To craft the optimization problem, O’Toole turned to both pen-and-paper and computational methods. Applying Pontryagin’s minimum principle allowed her to optimize a penguin’s trajectory to minimize either energy usage or travel time; this formulation could then be fed into DIDO, an optimal control software in MATLAB. The reference data came from the 1991 Canadian Journal of Zoology paper’s velocity and step data for both waddling and tobogganing. This paper also offered useful equations for energy efficiency, as well as the optimal switching problem between walking and tobogganing. The dynamics for both methods of locomotion had to be captured by different models, since walking penguins only propel themselves with footsteps whereas tobogganing penguins are also able to utilize their flippers as they slide.

Figure 2. The two modeled terrains for Adélie penguins to traverse. Figure courtesy of Angelia O’Toole.

The researchers generated two different terrain functions for the modeled penguins to traverse, with varying heights and slopes across each (see Figure 2). Each terrain had a mixture of downhill and uphill segments, requiring the penguins to switch their method of locomotion at some point. As the penguins move across these features, they want to minimize their time while maximizing their efficiency.

O’Toole first exhibited a candidate solution from DIDO in which time was the driving factor of the optimization (see Figure 3a). Here, a penguin switches from tobogganing to walking at an uphill slope of about 10 degrees. “How do we know the candidate solution is valid?” O’Toole asked. “We’re going to look at verification and validation.” The fact that the propagated values matched the state values, the co-state vector was nonlinear, and the Hamiltonian was constant all lent credence to the validity of the solution. 

Figure 3. Optimal locomotion strategies for Adélie penguins across a varying terrain. The blue sections indicate where it is optimal for the penguin to toboggan, and the purple where it is optimal for the penguin to walk. 3a. Candidate solution where time is the driving factor. 3b. Candidate solution where efficiency is the driving factor. Figure courtesy of Angelia O’Toole.
The collaborators also investigated the effect of changing the weight of each locomotive method within the cost function; O’Toole displayed numerical results for simulations in which the efficiency of walking and tobogganing were weighted equally, or where one was weighted twice as heavily as the other. The analysis indicated that the penguins would decide to start walking earlier when walking was more heavily weighted in the cost function, but would start walking later when tobogganing was more heavily weighted.

“We could tell that the driving factor was time,” O’Toole said, based on these results. “But what if we weight efficiency more?” Figure 3b illustrates the optimal control strategy that DIDO produces when the efficiency was weighted significantly more heavily than in Figure 3a.
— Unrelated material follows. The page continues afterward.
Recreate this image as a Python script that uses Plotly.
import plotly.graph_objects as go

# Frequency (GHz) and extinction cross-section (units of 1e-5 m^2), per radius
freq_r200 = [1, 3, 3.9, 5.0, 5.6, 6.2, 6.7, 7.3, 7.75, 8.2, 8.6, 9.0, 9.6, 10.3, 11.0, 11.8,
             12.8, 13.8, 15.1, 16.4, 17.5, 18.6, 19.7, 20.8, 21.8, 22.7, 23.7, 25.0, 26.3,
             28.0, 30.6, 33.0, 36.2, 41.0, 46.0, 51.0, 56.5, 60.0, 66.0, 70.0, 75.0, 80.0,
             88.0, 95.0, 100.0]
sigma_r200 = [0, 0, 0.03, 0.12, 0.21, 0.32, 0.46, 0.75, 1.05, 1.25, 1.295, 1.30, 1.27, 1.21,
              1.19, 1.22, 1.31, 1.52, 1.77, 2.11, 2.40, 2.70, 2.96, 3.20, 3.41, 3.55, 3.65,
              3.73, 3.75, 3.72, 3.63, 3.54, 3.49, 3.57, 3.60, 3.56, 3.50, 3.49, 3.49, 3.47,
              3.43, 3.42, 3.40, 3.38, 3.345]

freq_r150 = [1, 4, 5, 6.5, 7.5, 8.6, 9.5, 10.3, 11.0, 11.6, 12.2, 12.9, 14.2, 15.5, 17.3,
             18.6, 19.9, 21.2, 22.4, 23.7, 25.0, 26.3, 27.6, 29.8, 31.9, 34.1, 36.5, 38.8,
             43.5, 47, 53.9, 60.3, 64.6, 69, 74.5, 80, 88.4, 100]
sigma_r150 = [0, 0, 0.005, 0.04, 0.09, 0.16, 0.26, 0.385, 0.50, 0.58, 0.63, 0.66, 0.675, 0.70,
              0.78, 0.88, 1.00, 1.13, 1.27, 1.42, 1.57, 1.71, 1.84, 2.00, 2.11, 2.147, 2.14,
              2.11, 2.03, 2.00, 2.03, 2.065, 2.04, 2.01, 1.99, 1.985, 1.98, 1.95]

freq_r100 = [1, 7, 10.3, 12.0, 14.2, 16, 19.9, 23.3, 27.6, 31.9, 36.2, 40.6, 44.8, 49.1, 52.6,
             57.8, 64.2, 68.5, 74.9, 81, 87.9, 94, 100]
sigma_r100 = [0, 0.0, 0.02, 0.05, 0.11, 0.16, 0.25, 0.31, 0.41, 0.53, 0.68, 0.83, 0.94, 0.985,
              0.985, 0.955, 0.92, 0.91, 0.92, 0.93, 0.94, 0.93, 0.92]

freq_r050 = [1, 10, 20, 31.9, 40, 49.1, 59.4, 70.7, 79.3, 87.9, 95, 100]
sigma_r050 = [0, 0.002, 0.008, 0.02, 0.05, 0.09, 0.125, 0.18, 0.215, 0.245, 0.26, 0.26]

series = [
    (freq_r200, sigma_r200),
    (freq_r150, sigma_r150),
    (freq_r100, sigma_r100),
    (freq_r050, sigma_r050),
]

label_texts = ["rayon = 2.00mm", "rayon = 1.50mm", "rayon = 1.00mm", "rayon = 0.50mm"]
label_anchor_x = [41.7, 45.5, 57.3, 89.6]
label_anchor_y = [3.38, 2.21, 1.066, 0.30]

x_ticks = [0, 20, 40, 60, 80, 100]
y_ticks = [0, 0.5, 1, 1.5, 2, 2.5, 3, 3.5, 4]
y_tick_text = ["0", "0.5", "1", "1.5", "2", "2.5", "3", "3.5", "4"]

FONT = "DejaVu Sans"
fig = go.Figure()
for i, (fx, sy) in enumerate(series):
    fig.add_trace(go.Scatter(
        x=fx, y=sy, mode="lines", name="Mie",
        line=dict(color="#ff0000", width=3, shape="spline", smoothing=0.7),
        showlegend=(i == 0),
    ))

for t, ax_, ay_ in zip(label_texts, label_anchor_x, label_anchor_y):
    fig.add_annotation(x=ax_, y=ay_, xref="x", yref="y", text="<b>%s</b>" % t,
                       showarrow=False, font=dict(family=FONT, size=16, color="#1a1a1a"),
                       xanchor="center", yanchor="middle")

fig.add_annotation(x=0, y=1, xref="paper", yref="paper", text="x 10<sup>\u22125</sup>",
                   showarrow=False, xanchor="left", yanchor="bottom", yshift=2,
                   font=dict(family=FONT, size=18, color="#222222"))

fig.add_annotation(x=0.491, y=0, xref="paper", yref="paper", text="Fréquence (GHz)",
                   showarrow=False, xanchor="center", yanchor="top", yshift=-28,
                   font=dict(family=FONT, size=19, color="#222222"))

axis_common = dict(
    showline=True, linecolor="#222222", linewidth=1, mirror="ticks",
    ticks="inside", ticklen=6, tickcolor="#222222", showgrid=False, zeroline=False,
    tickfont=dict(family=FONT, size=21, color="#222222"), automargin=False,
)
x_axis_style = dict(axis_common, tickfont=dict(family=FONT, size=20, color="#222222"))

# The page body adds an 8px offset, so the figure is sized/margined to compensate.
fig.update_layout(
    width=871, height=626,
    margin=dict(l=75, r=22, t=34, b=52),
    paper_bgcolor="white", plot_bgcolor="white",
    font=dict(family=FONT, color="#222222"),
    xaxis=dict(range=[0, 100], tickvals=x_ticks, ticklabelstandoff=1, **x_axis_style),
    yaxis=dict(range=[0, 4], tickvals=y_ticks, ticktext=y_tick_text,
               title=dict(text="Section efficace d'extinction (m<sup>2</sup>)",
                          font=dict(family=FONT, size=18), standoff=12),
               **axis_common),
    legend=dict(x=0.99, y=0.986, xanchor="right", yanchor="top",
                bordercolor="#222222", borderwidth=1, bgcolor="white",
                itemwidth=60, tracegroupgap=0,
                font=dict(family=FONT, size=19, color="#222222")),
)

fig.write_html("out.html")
Now, the penguin switches from tobogganing to walking at slopes of around seven degrees, which is a much more similar result to the 1991 Canadian Journal of Zoology paper.
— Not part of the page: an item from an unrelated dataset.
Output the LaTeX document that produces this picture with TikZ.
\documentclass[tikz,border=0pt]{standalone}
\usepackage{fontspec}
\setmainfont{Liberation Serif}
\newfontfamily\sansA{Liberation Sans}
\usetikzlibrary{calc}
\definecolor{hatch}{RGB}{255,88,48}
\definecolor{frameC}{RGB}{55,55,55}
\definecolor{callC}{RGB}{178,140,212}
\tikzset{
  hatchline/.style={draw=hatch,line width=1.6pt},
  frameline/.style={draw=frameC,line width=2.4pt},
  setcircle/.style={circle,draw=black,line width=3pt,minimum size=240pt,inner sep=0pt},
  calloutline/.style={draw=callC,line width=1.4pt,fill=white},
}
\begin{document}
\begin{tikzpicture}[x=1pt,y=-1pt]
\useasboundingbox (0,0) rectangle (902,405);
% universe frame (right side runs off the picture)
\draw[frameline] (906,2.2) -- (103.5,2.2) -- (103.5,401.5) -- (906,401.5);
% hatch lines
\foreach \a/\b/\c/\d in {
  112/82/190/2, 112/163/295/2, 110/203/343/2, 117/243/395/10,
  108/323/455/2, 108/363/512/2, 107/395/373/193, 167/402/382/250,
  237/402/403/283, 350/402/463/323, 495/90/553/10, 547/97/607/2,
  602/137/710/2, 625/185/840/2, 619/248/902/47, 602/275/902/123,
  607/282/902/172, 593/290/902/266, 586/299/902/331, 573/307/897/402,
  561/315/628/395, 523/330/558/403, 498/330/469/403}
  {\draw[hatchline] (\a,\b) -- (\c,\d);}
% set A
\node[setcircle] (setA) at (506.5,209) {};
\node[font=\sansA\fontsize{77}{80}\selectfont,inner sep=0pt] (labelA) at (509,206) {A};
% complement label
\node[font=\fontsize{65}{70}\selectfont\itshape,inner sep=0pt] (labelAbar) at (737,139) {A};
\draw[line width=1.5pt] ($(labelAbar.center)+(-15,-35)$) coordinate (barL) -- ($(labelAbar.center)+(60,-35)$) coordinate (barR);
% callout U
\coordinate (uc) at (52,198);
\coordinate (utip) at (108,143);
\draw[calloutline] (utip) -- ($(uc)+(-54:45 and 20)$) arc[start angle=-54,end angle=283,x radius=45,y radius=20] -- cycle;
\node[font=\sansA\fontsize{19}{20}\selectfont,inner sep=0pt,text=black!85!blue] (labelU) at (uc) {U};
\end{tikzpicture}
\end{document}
Overall, this work was able to demonstrate that tobogganing is frequently the most efficient method of locomotion for Adélie penguins by validating the findings of an observational research paper through mathematical techniques. “Our results show that penguins care more about energy efficiency, but still care somewhat about time minimization,” O’Toole said. “Maybe this is what the 1991 research paper was missing.”